Research in homoeopathy, one of the more controversial complementary therapies, has shown some interesting results for both classical and complex homoeopathy in the treatment of rheumatic syndrome. The studies included in a recent review were small, but most were of high methodological quality, and all showed that homoeopathy was twice as effective as placebo. As homoeopathic prescribing is highly individualised to a person’s “constitutional picture” rather than to specific diseases, future research will need to meet this challenge as well as explore a plausible mechanism of action for homoeopathy.

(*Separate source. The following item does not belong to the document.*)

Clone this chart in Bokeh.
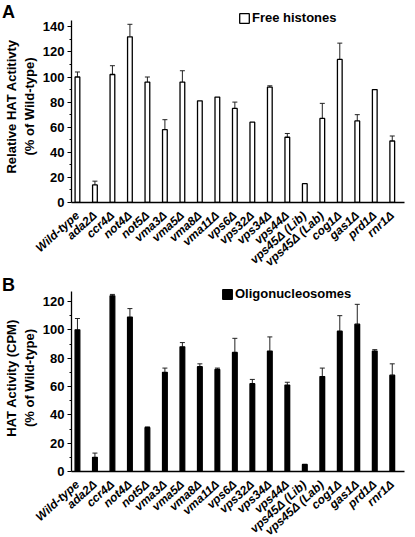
from bokeh.plotting import figure
from bokeh.models import (ColumnDataSource, Whisker, TeeHead, FixedTicker,
                          Legend, LegendItem, Div)
from bokeh.layouts import column
from bokeh.embed import file_html
from bokeh.resources import INLINE

categories = ["Wild-type", "ada2\u0394", "ccr4\u0394", "not4\u0394", "not5\u0394",
              "vma3\u0394", "vma5\u0394", "vma8\u0394", "vma11\u0394", "vps6\u0394",
              "vps32\u0394", "vps34\u0394", "vps44\u0394", "vps45\u0394 (Lib)",
              "vps45\u0394 (Lab)", "cog1\u0394", "gas1\u0394", "prd1\u0394", "rnr1\u0394"]

free_histones = [100, 14, 102, 132, 96, 58, 96, 81, 84, 75, 64, 92, 52, 15, 67, 114, 65, 90, 49]
free_histones_err = [4, 3, 7, 10, 4, 8, 9, 0, 0, 5, 0, 1, 3, 0, 12, 13, 5, 0, 4]

oligo = [100, 10, 124, 109, 31, 70, 88, 74, 72, 84, 62, 85, 61, 5, 67, 99, 104, 85, 68]
oligo_err = [8, 3, 1, 6, 0.5, 3, 3, 2, 1, 10, 3, 10, 2, 0, 6, 11, 14, 1, 8]

FONT = "Liberation Sans"


def make_panel(values, errs, axis_top, y_end, yticks, title, legend_text, fill,
               top_border, frame_h, leg_x, leg_y):
    xs = list(range(len(categories)))
    p = figure(frame_width=333, frame_height=frame_h, output_backend="svg",
               toolbar_location=None, x_range=(-0.34, 18.7), y_range=(0, y_end),
               min_border_left=64, min_border_right=2, min_border_top=top_border,
               min_border_bottom=0, border_fill_color=None,
               background_fill_color=None)
    src = ColumnDataSource(dict(x=xs, top=values))
    r = p.vbar(x="x", top="top", width=0.27, source=src, fill_color=fill,
               line_color="black", line_width=1.3)

    ex = [x for x, e in zip(xs, errs) if e > 0]
    ev = [v for v, e in zip(values, errs) if e > 0]
    eu = [v + e for v, e in zip(values, errs) if e > 0]
    esrc = ColumnDataSource(dict(x=ex, lower=ev, upper=eu))
    w = Whisker(base="x", lower="lower", upper="upper", source=esrc,
                line_color="#222222", line_width=1,
                upper_head=TeeHead(size=5, line_color="#222222", line_width=1),
                lower_head=None)
    p.add_layout(w)

    p.xgrid.visible = False
    p.ygrid.visible = False
    p.outline_line_color = None

    p.xaxis.ticker = FixedTicker(ticks=xs)
    p.xaxis.major_label_overrides = {i: c for i, c in enumerate(categories)}
    p.xaxis.major_label_orientation = 0.74
    p.xaxis.major_label_text_font = FONT
    p.xaxis.major_label_text_font_style = "bold italic"
    p.xaxis.major_label_text_font_size = "12px"
    p.xaxis.major_label_text_color = "black"
    p.xaxis.major_label_standoff = 5
    p.xaxis.major_tick_line_color = None
    p.xaxis.minor_tick_line_color = None
    p.xaxis.axis_line_color = "black"
    p.xaxis.axis_line_width = 1.3

    p.yaxis.bounds = (0, axis_top)
    p.yaxis.ticker = FixedTicker(ticks=yticks,
                                 minor_ticks=[t + 10 for t in yticks if t + 10 < axis_top])
    p.yaxis.major_label_text_font = FONT
    p.yaxis.major_label_text_font_style = "bold"
    p.yaxis.major_label_text_font_size = "13px"
    p.yaxis.major_label_text_color = "black"
    p.yaxis.major_label_standoff = 3
    p.yaxis.major_tick_out = 4
    p.yaxis.major_tick_in = 0
    p.yaxis.minor_tick_out = 2
    p.yaxis.minor_tick_in = 0
    p.yaxis.axis_line_color = "black"
    p.yaxis.axis_line_width = 1.3
    p.yaxis.axis_label = title
    p.yaxis.axis_label_text_font = FONT
    p.yaxis.axis_label_text_font_style = "bold"
    p.yaxis.axis_label_text_font_size = "13px"
    p.yaxis.axis_label_text_color = "black"
    p.yaxis.axis_label_standoff = 3

    legend = Legend(items=[LegendItem(label=legend_text, renderers=[r])],
                    location=(leg_x, leg_y), orientation="horizontal",
                    glyph_width=12, glyph_height=12, label_standoff=2,
                    padding=0, margin=0, border_line_color=None,
                    background_fill_alpha=0,
                    label_text_font=FONT, label_text_font_style="bold",
                    label_text_font_size="13px", label_text_color="black")
    p.add_layout(legend)
    return p


pA = make_panel(free_histones, free_histones_err, 145, 153,
                [0, 20, 40, 60, 80, 100, 120, 140],
                "Relative HAT Actitivty\n(% of Wild-type)", "Free histones", "white",
                7, 192, 167, 177)
pB = make_panel(oligo, oligo_err, 127, 132,
                [0, 20, 40, 60, 80, 100, 120],
                "HAT Activity (CPM)\n(% of Wild-type)", "Oligonucleosomes", "black",
                8, 187, 150, 170)


def panel_letter(letter, pad_top, shift_up):
    return Div(text=letter, width=20, height=0, margin=(-shift_up, 0, 0, 0),
               styles={"font-family": "Liberation Sans", "font-weight": "bold",
                       "font-size": "18px", "line-height": "18px", "color": "black",
                       "overflow": "visible", "padding-left": "2px",
                       "padding-top": f"{pad_top}px", "z-index": "10"})


layout = column(panel_letter("A", 3, 0), pA, panel_letter("B", 12, 13), pB, spacing=0)
open("out.html", "w").write(file_html(layout, INLINE))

When considering integrative care, which uses the best of both complementary and conventional approaches, lack of knowledge can cloud the waters, and lack of communication—between physician and patient but also between conventional and complementary practitioners—can make navigation difficult. Steering a clear course will require finding a complementary therapist who is well trained and preferably a member of a professional organisation (though some complementary therapies have yet to establish standard procedures for licensing, credentialing, and monitoring the behaviour of practitioners). Furthermore, doctor, patient, and complementary provider will need to communicate openly and monitor progress together, taking into account safety and efficacy (of both conventional and complementary approaches) as well as the preferences and expectations of the patient.